Request: Print again only this span: the line with "Generate a web", the line with "const yAxisShift = -plotW", and all lines between them, exactly as given.

Excerpted data:
※

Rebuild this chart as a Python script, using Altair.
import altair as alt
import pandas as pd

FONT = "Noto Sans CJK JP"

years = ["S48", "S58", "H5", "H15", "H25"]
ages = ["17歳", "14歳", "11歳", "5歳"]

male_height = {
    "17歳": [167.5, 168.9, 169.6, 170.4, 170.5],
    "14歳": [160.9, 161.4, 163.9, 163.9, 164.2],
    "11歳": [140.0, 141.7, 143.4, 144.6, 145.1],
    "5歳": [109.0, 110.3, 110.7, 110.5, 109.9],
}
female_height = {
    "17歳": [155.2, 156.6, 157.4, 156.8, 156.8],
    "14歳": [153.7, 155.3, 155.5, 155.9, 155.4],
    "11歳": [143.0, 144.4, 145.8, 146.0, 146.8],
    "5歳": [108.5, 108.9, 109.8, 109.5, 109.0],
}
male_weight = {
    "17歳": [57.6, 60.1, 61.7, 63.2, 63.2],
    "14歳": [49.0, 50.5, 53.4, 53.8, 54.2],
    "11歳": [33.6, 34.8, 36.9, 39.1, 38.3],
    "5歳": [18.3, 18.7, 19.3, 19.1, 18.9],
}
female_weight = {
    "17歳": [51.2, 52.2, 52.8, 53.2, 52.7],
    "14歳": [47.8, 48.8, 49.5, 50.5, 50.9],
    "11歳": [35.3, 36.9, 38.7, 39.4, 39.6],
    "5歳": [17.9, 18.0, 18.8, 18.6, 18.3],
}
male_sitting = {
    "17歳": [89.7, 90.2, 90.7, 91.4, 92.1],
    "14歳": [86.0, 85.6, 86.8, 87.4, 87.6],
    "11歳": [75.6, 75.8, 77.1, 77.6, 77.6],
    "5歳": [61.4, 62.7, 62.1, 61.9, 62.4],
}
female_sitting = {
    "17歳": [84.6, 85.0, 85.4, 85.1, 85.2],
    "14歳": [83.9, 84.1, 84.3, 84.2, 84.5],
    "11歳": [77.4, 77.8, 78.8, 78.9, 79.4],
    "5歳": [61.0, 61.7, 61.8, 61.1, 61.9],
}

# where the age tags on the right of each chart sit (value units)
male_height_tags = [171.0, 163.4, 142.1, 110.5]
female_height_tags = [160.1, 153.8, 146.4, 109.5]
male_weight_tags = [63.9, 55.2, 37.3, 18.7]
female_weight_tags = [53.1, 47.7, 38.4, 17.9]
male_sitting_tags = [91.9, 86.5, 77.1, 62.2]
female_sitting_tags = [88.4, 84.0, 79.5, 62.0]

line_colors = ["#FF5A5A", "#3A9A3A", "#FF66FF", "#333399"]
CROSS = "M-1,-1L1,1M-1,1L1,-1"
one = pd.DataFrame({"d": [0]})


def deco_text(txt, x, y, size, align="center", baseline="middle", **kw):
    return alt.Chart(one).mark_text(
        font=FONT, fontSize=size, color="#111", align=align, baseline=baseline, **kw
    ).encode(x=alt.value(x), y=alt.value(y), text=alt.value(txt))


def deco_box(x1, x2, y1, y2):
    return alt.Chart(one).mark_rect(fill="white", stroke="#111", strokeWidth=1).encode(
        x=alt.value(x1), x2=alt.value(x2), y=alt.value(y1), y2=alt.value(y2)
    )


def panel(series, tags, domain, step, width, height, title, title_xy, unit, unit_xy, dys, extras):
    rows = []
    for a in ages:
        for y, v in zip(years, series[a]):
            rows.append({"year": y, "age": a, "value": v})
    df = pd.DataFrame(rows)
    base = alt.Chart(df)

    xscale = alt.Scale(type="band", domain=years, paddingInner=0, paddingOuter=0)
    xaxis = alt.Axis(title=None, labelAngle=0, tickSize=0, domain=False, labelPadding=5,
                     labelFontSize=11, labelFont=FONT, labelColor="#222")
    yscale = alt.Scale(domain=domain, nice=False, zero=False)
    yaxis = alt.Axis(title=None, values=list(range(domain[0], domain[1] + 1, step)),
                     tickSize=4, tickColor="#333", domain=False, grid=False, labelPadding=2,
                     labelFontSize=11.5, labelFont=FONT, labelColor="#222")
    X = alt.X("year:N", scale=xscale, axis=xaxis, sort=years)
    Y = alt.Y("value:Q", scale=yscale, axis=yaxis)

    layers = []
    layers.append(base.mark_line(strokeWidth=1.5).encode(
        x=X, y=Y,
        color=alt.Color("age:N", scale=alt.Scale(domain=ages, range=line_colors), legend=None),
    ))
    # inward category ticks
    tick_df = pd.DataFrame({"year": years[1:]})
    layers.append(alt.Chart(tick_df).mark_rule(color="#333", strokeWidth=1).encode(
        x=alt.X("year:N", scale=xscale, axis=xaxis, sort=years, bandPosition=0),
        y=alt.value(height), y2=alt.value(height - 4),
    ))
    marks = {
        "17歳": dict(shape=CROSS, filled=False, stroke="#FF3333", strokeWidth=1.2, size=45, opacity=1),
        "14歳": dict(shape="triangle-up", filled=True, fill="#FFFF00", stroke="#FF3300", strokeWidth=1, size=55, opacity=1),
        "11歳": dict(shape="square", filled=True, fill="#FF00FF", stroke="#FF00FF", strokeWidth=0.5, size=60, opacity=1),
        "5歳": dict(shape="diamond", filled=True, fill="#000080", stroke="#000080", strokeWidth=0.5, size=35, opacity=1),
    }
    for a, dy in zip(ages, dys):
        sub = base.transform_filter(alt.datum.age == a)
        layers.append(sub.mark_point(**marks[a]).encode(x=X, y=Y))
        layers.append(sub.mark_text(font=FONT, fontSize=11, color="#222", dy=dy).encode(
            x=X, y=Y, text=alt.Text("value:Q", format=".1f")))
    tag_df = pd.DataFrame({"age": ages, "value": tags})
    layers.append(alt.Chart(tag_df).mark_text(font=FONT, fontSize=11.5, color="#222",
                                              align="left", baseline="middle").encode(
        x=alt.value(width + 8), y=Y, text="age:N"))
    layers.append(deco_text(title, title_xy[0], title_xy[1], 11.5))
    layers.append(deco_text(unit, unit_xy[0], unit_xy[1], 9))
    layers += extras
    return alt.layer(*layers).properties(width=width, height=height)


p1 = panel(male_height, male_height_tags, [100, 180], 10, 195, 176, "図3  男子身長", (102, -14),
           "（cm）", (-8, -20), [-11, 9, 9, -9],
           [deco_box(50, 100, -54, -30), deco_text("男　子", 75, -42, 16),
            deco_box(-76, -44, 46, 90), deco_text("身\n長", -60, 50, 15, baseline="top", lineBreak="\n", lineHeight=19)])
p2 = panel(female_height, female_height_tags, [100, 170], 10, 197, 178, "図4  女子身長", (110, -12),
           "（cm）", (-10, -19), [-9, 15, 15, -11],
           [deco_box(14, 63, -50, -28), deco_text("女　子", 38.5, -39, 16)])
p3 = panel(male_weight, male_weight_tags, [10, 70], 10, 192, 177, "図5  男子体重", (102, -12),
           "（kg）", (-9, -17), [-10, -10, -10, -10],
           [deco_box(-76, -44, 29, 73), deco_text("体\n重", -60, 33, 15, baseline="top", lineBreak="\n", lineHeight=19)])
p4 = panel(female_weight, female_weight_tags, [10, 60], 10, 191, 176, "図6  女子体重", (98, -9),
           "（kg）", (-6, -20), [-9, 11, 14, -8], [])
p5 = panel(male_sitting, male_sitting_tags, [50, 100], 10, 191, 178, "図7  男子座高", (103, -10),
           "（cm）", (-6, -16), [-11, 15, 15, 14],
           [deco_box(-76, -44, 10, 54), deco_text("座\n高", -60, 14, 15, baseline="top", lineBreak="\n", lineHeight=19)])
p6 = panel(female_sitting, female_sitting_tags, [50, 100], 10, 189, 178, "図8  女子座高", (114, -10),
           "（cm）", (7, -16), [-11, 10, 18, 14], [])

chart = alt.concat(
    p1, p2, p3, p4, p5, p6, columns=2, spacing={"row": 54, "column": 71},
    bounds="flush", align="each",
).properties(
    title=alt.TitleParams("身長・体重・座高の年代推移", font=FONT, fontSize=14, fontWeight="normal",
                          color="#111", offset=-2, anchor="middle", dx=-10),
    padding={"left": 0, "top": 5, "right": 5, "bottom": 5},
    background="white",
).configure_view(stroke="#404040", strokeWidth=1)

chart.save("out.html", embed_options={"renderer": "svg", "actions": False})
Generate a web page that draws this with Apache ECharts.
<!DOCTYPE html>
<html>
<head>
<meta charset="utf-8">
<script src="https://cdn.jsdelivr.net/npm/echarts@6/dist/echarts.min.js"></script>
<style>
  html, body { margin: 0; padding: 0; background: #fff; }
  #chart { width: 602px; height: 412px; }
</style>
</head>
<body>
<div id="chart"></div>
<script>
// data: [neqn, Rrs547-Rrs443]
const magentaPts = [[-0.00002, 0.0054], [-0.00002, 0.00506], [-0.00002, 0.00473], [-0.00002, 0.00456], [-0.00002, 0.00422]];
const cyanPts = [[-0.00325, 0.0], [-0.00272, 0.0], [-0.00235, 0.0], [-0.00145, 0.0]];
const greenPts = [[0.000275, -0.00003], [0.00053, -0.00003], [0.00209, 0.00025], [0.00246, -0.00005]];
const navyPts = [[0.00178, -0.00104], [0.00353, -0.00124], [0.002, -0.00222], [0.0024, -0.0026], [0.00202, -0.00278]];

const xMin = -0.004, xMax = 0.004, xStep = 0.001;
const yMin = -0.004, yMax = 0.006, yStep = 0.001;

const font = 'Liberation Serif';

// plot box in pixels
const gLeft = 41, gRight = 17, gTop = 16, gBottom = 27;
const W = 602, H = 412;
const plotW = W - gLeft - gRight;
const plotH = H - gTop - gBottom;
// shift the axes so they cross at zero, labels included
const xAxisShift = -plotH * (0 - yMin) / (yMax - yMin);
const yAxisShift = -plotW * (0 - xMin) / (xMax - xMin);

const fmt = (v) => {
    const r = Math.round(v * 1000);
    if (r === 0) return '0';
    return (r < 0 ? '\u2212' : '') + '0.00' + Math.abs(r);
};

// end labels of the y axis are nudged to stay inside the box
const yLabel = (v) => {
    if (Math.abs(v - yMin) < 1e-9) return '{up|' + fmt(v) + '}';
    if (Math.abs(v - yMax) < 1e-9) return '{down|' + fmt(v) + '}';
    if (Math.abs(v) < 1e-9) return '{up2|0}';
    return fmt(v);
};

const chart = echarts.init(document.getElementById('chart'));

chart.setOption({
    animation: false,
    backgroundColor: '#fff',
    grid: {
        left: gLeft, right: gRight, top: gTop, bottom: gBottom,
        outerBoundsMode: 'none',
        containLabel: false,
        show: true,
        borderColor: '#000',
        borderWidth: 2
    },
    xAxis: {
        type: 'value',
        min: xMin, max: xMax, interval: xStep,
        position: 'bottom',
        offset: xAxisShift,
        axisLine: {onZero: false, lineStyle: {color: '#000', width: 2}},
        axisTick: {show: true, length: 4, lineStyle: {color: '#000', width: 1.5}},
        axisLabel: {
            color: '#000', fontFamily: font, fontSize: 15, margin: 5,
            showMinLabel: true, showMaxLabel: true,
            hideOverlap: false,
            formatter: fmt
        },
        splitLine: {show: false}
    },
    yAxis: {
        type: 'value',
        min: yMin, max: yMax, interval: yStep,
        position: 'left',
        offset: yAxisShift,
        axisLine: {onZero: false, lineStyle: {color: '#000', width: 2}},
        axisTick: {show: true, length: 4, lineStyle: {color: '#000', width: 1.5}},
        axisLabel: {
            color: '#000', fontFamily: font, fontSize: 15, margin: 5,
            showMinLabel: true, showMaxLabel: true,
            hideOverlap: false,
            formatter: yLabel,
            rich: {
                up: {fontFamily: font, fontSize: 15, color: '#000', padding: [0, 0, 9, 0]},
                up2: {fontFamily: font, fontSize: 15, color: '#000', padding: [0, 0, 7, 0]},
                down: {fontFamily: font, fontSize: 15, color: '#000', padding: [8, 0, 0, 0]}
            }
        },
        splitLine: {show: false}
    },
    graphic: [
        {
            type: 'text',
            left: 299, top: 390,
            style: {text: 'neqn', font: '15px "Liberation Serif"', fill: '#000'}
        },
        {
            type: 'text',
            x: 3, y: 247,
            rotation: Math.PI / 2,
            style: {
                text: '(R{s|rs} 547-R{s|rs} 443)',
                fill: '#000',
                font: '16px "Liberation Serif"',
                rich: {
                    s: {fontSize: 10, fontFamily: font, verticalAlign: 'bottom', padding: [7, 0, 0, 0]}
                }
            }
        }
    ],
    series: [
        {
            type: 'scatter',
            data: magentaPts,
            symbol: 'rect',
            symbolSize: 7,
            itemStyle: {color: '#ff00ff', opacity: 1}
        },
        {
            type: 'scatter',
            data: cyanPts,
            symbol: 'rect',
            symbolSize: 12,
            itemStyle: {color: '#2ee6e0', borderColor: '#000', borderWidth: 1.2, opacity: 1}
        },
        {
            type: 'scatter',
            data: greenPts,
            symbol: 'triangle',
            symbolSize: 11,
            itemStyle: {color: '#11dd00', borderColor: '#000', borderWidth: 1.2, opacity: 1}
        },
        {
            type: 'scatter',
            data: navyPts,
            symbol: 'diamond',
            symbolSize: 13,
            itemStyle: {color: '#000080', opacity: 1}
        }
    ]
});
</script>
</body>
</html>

※

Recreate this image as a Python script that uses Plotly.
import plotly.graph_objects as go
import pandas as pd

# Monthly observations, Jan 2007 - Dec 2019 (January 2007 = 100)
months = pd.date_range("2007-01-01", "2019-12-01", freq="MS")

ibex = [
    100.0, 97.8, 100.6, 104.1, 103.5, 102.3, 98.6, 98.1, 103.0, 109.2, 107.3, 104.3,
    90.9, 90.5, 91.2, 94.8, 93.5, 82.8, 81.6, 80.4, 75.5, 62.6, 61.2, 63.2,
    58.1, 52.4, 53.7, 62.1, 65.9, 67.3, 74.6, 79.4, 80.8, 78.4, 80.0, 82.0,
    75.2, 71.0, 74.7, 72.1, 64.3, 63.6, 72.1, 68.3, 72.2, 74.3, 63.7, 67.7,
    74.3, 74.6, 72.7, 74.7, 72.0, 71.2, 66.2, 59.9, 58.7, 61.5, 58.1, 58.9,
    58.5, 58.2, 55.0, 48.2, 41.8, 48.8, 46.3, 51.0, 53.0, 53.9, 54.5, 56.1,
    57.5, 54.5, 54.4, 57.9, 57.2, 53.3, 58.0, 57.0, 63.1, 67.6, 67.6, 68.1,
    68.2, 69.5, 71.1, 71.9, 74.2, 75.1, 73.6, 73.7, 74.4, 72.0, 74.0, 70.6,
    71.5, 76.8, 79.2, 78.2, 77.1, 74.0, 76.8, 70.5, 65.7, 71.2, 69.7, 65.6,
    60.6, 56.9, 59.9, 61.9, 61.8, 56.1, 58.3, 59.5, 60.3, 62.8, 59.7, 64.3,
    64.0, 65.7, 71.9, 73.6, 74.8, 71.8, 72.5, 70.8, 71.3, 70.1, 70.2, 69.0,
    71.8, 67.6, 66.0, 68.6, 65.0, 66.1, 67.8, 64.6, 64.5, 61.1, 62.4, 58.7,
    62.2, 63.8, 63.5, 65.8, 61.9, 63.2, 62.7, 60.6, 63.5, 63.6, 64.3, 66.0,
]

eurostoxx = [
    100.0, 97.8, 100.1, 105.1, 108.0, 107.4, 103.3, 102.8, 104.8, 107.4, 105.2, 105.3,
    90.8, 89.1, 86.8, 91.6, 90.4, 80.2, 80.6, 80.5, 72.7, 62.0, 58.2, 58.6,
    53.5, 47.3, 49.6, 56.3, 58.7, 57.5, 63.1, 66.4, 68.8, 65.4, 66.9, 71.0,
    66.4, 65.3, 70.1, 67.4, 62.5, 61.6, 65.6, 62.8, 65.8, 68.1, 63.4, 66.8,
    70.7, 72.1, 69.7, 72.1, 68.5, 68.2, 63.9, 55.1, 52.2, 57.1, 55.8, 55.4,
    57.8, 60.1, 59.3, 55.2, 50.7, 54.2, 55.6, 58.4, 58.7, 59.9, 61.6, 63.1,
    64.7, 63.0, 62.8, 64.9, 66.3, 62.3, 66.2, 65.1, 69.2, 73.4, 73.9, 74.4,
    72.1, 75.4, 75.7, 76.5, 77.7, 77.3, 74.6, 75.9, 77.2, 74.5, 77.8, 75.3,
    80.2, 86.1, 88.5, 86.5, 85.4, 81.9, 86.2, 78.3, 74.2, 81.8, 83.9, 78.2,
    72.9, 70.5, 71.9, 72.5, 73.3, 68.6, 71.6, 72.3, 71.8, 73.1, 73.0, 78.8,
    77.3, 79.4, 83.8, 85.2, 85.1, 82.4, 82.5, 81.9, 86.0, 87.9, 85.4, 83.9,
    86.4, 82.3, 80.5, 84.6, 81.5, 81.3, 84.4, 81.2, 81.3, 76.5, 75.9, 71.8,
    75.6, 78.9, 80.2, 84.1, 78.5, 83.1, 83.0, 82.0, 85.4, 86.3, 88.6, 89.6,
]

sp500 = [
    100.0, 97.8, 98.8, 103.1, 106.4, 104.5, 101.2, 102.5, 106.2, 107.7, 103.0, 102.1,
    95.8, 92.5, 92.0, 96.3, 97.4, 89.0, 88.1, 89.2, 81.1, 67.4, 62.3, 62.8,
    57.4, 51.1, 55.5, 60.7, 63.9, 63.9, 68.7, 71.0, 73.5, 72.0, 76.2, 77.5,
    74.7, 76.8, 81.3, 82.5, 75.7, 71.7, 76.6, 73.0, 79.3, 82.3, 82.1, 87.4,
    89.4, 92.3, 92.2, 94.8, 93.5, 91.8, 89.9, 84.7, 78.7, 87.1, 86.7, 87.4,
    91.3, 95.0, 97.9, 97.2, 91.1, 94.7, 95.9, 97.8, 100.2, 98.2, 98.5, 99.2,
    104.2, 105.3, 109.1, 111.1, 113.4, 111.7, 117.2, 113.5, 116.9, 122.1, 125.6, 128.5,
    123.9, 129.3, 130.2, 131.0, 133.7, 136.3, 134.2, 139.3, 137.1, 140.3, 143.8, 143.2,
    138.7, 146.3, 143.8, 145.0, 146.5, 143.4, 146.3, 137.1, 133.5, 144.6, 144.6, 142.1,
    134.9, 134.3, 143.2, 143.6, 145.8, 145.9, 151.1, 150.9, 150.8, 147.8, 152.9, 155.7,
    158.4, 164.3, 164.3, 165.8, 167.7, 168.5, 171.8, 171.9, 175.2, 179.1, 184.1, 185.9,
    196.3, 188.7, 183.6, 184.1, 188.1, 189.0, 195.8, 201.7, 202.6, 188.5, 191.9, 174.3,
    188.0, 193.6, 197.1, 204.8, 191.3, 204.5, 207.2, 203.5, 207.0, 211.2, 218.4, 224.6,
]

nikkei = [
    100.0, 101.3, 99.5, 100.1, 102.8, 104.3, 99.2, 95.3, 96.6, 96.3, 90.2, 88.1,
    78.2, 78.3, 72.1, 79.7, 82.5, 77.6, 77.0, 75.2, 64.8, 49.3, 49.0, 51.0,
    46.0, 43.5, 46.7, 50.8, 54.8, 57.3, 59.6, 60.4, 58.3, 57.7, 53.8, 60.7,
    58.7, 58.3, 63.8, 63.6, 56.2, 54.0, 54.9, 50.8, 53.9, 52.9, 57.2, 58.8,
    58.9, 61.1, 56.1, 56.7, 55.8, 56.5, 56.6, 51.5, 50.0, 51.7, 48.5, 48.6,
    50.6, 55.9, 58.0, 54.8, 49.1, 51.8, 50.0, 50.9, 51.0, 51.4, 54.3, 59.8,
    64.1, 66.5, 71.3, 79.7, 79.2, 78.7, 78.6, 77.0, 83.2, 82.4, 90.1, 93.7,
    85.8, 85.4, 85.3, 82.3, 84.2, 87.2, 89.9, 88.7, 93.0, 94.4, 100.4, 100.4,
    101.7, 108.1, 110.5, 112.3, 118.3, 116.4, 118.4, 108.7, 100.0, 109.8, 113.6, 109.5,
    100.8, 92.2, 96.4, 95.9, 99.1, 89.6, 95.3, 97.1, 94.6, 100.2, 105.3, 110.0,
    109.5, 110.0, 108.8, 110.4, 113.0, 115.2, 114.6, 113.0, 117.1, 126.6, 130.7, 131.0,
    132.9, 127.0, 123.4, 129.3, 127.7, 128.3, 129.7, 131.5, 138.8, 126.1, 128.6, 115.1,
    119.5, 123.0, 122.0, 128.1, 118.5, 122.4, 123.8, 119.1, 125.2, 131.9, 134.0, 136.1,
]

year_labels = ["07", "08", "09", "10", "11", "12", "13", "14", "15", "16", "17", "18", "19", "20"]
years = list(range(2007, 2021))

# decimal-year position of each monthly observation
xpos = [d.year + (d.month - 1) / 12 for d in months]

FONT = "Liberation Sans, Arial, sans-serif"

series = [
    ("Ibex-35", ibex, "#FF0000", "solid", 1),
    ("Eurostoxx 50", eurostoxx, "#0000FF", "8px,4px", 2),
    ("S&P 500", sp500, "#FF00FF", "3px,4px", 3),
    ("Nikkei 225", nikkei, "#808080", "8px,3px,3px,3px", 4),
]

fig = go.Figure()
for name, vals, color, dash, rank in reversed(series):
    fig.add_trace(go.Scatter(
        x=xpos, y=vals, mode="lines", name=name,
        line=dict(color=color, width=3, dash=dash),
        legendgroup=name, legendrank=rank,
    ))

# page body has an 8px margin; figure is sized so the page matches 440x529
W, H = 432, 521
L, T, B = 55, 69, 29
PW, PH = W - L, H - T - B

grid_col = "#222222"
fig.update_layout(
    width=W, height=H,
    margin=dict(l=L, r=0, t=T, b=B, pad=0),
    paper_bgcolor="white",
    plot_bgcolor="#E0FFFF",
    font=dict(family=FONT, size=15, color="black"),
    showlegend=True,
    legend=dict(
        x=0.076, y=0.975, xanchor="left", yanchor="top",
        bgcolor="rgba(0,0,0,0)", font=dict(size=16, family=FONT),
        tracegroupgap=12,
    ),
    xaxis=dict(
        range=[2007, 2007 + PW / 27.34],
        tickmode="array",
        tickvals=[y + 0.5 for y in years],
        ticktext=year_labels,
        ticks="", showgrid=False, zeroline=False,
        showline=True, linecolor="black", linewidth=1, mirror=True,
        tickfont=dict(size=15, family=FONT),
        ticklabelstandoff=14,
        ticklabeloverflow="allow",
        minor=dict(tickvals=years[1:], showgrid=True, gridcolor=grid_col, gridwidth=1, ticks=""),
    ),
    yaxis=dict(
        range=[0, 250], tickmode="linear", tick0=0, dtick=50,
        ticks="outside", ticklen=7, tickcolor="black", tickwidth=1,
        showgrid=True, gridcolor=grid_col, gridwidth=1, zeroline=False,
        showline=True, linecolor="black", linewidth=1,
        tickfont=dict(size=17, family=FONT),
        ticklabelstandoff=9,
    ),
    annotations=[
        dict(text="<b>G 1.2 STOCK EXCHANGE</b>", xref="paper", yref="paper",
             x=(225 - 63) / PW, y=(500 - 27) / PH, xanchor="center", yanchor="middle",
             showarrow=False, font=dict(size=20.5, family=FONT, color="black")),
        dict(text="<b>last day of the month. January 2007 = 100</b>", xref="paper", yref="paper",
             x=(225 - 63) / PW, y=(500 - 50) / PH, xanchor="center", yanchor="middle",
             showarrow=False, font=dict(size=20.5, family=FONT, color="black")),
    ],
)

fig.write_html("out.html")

※

In response:
Generate a web page that draws this with Apache ECharts.
<!DOCTYPE html>
<html>
<head>
<meta charset="utf-8">
<script src="https://cdn.jsdelivr.net/npm/echarts@6/dist/echarts.min.js"></script>
<style>
  html, body { margin: 0; padding: 0; background: #fff; }
  #chart { width: 602px; height: 412px; }
</style>
</head>
<body>
<div id="chart"></div>
<script>
// data: [neqn, Rrs547-Rrs443]
const magentaPts = [[-0.00002, 0.0054], [-0.00002, 0.00506], [-0.00002, 0.00473], [-0.00002, 0.00456], [-0.00002, 0.00422]];
const cyanPts = [[-0.00325, 0.0], [-0.00272, 0.0], [-0.00235, 0.0], [-0.00145, 0.0]];
const greenPts = [[0.000275, -0.00003], [0.00053, -0.00003], [0.00209, 0.00025], [0.00246, -0.00005]];
const navyPts = [[0.00178, -0.00104], [0.00353, -0.00124], [0.002, -0.00222], [0.0024, -0.0026], [0.00202, -0.00278]];

const xMin = -0.004, xMax = 0.004, xStep = 0.001;
const yMin = -0.004, yMax = 0.006, yStep = 0.001;

const font = 'Liberation Serif';

// plot box in pixels
const gLeft = 41, gRight = 17, gTop = 16, gBottom = 27;
const W = 602, H = 412;
const plotW = W - gLeft - gRight;
const plotH = H - gTop - gBottom;
// shift the axes so they cross at zero, labels included
const xAxisShift = -plotH * (0 - yMin) / (yMax - yMin);
const yAxisShift = -plotW * (0 - xMin) / (xMax - xMin);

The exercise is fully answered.